Anyways, I decided to compile my top 5 software tool list for Data Science. This of course isn't an exhaustive list of tools I use, but it's a good start for any new data scientist. If a job applicant came to me with just this list of tools, as well as a great statistics background, I would likely hire them immediately.
- R: R is still my primary statistical and analytical tool. As I've mentioned before on this blog, we are running as server version that live-decisions transactions on the fly, processing and predicting on individual transactions in less than a second. I still find R to be a robust and diverse system for statistical algorithm programming, and to have a great array of machine learning algorithms, as well as a large user base to consult with when I have problems. Homepage.
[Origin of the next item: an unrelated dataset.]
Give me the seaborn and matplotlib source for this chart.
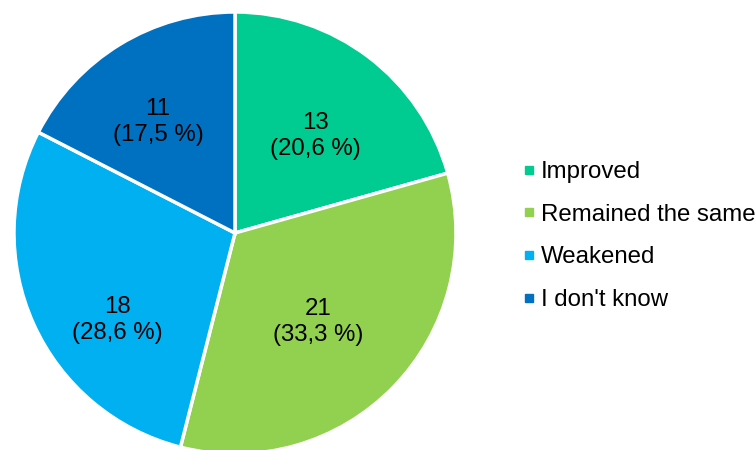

- Python: While I don't use Python for statistical programming, there are still a number of non-statistical applications for Python. Generally speaking, when I feel like I'm breaking new ground doing something, I seem to be using Python somewhere in the process. Most recently I've used Python to spool up loops of large processes and to convert speech to text and dump results into a database for later analysis. Homepage.
- QGIS: Most of the data I encounter has a spatial element of some type, sometimes important, and sometimes not. While both Python and R can process GIS data and display it, I prefer QGIS because it's designed specifically for GIS data, and has a lot of out of the box tools that help a GIS novice like myself. Also, it has Python internals, so if the functionality isn't there, I can script it out in a language I already know! It's like a smaller version of the industry standard ArcGIS, but is free and open source. With ArcGIS's high cost, I have never been able to make a business case for it, especially with QGIS just a free download away. Homepage.
- SQL: Sure, nosql databases and Hadoop are all the rage right now, but 90% of the data that I have to analyze are in some kind of SQL database. Obviously, there are a lot of flavors; when I'm doing a project on my own, I tend towards PostGRES. I was also quite impressed with the new versions of MySQL workbench, which is approaching the functionality of the exclusively commercial Microsoft SQL Server Management Studio.
- Notepad ++: A text editor, seriously? In reality, I use vim quite a bit too when in Linux production, but Notepad ++ is a tool I use on a daily basis. Why? Primarily because Notepad
++ works across all languages I use, and can use it for my deploy scrips, SQL, R, Python, XML, and any other language I may encounter. Homepage.